H3N2 YÜKSEK ATEŞ VE ŞİDDETLİ KAS AĞRISI YAPIYOR
Ateş, boğaz ağrısı, burun tıkanıklığı, burun akıntısı, baş ağrısı, öksürük, şiddetli kas ve eklem ağrısıyla belirtilerin kendini gösterdiğini söyleyen Prof. Dr. Fışgın, "H3N2'nin diğer influenza tiplerine göre risk grubundaki hastalarda daha fazla olmak üzere yüksek ateş, şiddetli kas ve eklem ağrısı, uzun süren öksürük şeklinde seyrettiği bildirilmektedir. Benzer semptom ve bulgular Kovid-19'da da görülmektedir" dedi.

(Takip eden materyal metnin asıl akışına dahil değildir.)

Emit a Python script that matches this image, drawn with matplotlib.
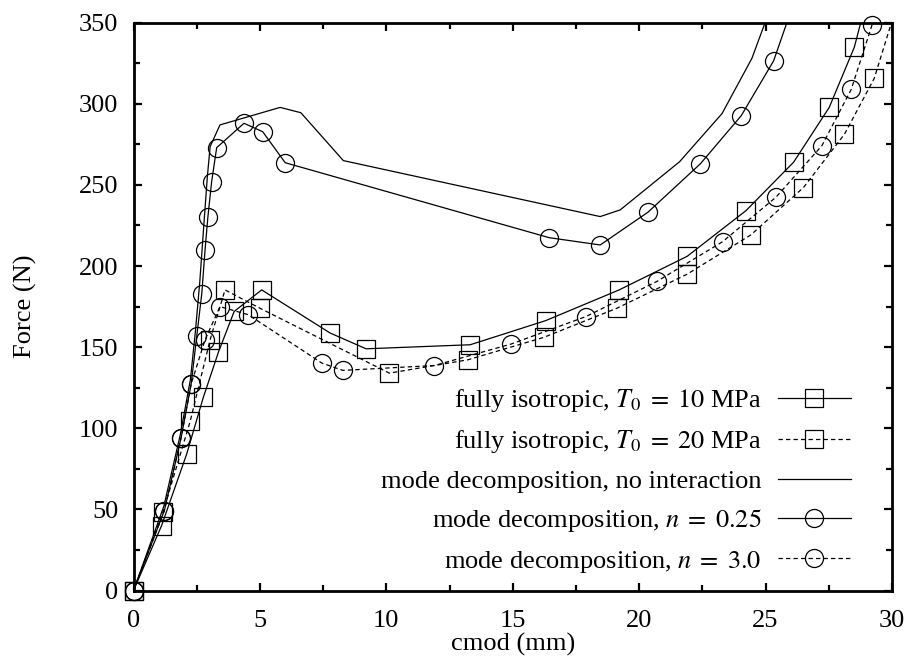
import matplotlib
matplotlib.use("Agg")
import matplotlib.pyplot as plt
from matplotlib.lines import Line2D
from matplotlib.ticker import MultipleLocator

plt.rcParams["font.family"] = ["Liberation Serif", "DejaVu Serif"]
plt.rcParams["mathtext.fontset"] = "stix"

# fully isotropic, T0 = 10 MPa
iso10_x = [0.0, 1.11, 2.10, 2.76, 3.36, 3.98, 5.07, 7.78, 9.20, 13.32, 16.31, 19.21, 21.90, 24.23, 26.11, 27.52, 28.51, 28.90]
iso10_y = [0.0, 40.0, 84.0, 119.0, 147.0, 172.0, 185.3, 158.7, 149.0, 151.5, 166.4, 185.3, 206.0, 234.2, 264.0, 297.8, 334.8, 358.0]

# fully isotropic, T0 = 20 MPa
iso20_x = [0.0, 1.17, 2.24, 3.03, 3.62, 5.00, 10.12, 13.22, 16.22, 19.12, 21.90, 24.42, 26.50, 28.12, 29.30, 30.10]
iso20_y = [0.0, 48.6, 104.2, 154.6, 185.3, 174.0, 134.0, 142.2, 156.0, 174.0, 195.0, 219.2, 248.4, 281.2, 315.7, 356.0]

# mode decomposition, no interaction
noint_x = [0.0, 1.20, 1.85, 2.25, 2.45, 2.62, 2.78, 2.92, 3.03, 3.42, 5.80, 6.62, 8.30, 18.46, 19.25, 21.60, 23.28, 24.46, 25.10]
noint_y = [0.0, 52.0, 96.0, 130.0, 160.0, 190.0, 225.0, 255.0, 273.6, 287.0, 297.8, 294.5, 265.0, 230.5, 234.6, 264.3, 294.0, 328.0, 355.0]

# mode decomposition, n = 0.25
n025_x = [0.0, 1.22, 1.88, 2.28, 2.50, 2.70, 2.83, 2.94, 3.09, 3.29, 4.37, 5.11, 6.00, 16.44, 18.46, 20.35, 22.42, 24.04, 25.32, 26.00]
n025_y = [0.0, 49.3, 94.0, 127.3, 156.6, 183.0, 210.0, 230.0, 252.0, 273.0, 288.0, 282.8, 263.7, 217.5, 213.0, 233.2, 263.0, 292.7, 326.5, 357.0]

# mode decomposition, n = 3.0
n30_x = [0.0, 1.22, 1.88, 2.28, 2.83, 3.42, 4.54, 7.45, 8.28, 11.90, 14.93, 17.90, 20.70, 23.30, 25.41, 27.23, 28.39, 29.21, 29.35]
n30_y = [0.0, 49.3, 94.0, 127.3, 154.6, 175.0, 170.0, 140.2, 135.7, 138.7, 151.9, 168.9, 190.5, 215.0, 242.4, 274.2, 308.9, 348.5, 358.0]

labels = [
    r"fully isotropic, $T_0\;=\;10$ MPa",
    r"fully isotropic, $T_0\;=\;20$ MPa",
    "mode decomposition, no interaction",
    r"mode decomposition, $n\;=\;0.25$",
    r"mode decomposition, $n\;=\;3.0$",
]

fig = plt.figure(figsize=(9.12, 6.56), dpi=100)
ax = fig.add_axes([0.1464, 0.0998, 0.8316, 0.8656])

dash = (0, (3.5, 2.5))
mk = dict(markersize=13, markerfacecolor="none", markeredgecolor="black", markeredgewidth=0.9)

series = [
    (iso10_x, iso10_y, "-", "s"),
    (iso20_x, iso20_y, dash, "s"),
    (noint_x, noint_y, "-", None),
    (n025_x, n025_y, "-", "o"),
    (n30_x, n30_y, dash, "o"),
]

handles = []
for (xs, ys, ls, m), lab in zip(series, labels):
    ax.plot(xs, ys, color="black", lw=0.9, ls=ls)
    if m is not None:
        # last point of each series is past the top edge, no marker there
        ax.plot(xs[:-1], ys[:-1], ls="none", marker=m, clip_on=False, zorder=3, **mk)
        handles.append(Line2D([], [], color="black", lw=0.9, ls=ls, marker=m, **mk))
    else:
        handles.append(Line2D([], [], color="black", lw=0.9, ls=ls))

ax.set_xlim(0, 30)
ax.set_ylim(0, 350)
ax.xaxis.set_major_locator(MultipleLocator(5))
ax.xaxis.set_minor_locator(MultipleLocator(2.5))
ax.yaxis.set_major_locator(MultipleLocator(50))
ax.yaxis.set_minor_locator(MultipleLocator(25))
ax.tick_params(which="both", direction="in", top=True, right=True, width=1.6, labelsize=19)
ax.tick_params(which="major", length=6)
ax.tick_params(which="minor", length=4)
ax.tick_params(axis="x", pad=14)
ax.tick_params(axis="y", pad=11)
for s in ax.spines.values():
    s.set_linewidth(2.0)

ax.set_xlabel("cmod (mm)", fontsize=19, labelpad=1)
ax.set_ylabel("Force (N)", fontsize=19, labelpad=30)

ax.legend(handles, labels, loc="lower right", bbox_to_anchor=(0.9456, 0.028), frameon=False, fontsize=19,
          markerfirst=False, handlelength=2.77, handletextpad=0.6, labelspacing=0.54,
          borderpad=0, borderaxespad=0)

fig.savefig("out.png", dpi=100)
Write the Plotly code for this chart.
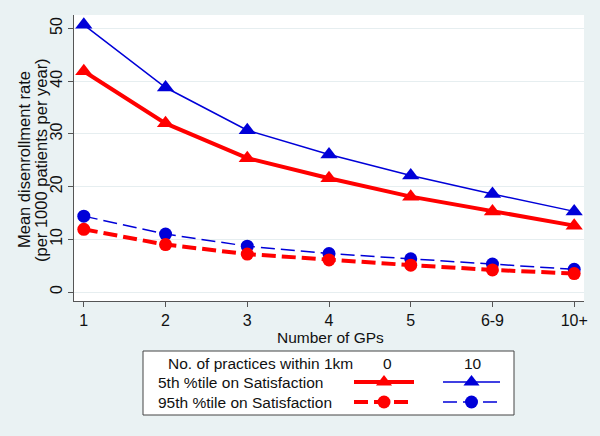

HASTANEYE YATIŞ ORANI YÜKSEK
Gribin, risk grubundaki hastalarda daha ağır seyrettiğini ve bazen ölüme neden olabildiğini söyleyen Prof. Dr. Fışgın, şu uyarılarda bulundu: "Özellikle akciğer, karaciğer, böbrek ve kalp hastalığı olanlar, kanser hastaları, diyabeti olanlar, ilaçlar nedeniyle bağışıklık sistemi baskılanan hastalar, organ nakli yapılan kişilerde grip nedeniyle hastaneye yatış oranları daha yüksektir. Ayrıca gebelerde, 50 yaş üstü kişilerde, 5 yaş altındaki çocuklarda ve obez kişilerde de enfeksiyon ağır seyretme eğilimindedir. H3N2 saydığımız bu grup hastalara daha kolay bulaşmakta ve daha şiddetli hastalık oluşturmaktadır."